If you and your partner ever end up needing to spend part of your relationship physically apart, you might want to re-negotiate your definitions of cheating. Some couples take a realistic tack about being long-distance, especially if they have go to months at a time without seeing each other. You could create a “don’t ask, don’t tell” policy, or allow each other to do certain activities with another person.

7. What Are The Boundaries With Friendships?

Friendships with members of the opposite-sex can be tricky for some heterosexual or bisexual couples. Similarly, friendships with same-sex friends can be tough for some gay couples. For example, you may feel uncomfortable with your boyfriend spending the night in the same bed with his close girl friend. For some couples, these types of relationships aren’t a big deal, but it’s worth having a conversation to make sure you’re on the same page.
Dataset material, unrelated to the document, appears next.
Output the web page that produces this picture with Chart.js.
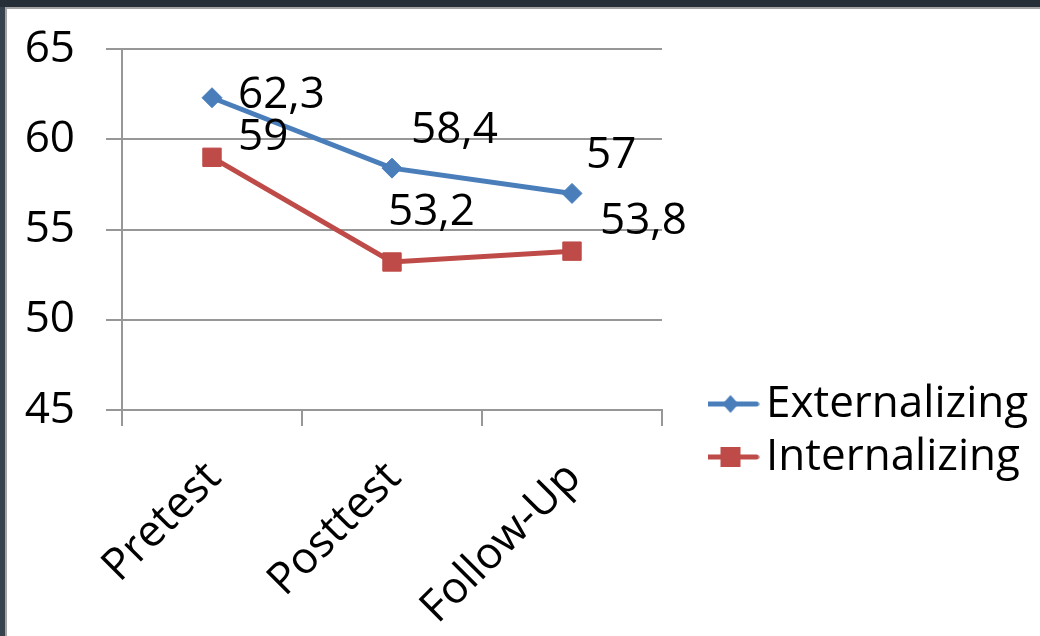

8. What Are The Boundaries With Flirtations?

Some couples are more permissible about flirting, as long as they know there isn’t a real attraction there. The cliche example is heterosexual guys who enjoy watching their heterosexual girlfriends make out with other women. If the girlfriend isn’t generally sexually attracted to women, this type of flirtation isn’t perceived as a threat to the relationship. For other couples, flirting with other people doesn’t feel good, regardless of the circumstance. For some, it feels great.

These questions should serve as a guide for opening up some more in-depth conversations with your boyfriend about what’s allowed in your relationship. You don’t need to have a marathon conversation going over every since one of these topics at the same time; just pick the ones that feel applicable to your situation. If you make sure you’re both on the same page, you’ll avoid hurtful situations like the one you’re currently in, and can start rebuilding trust. Good luck!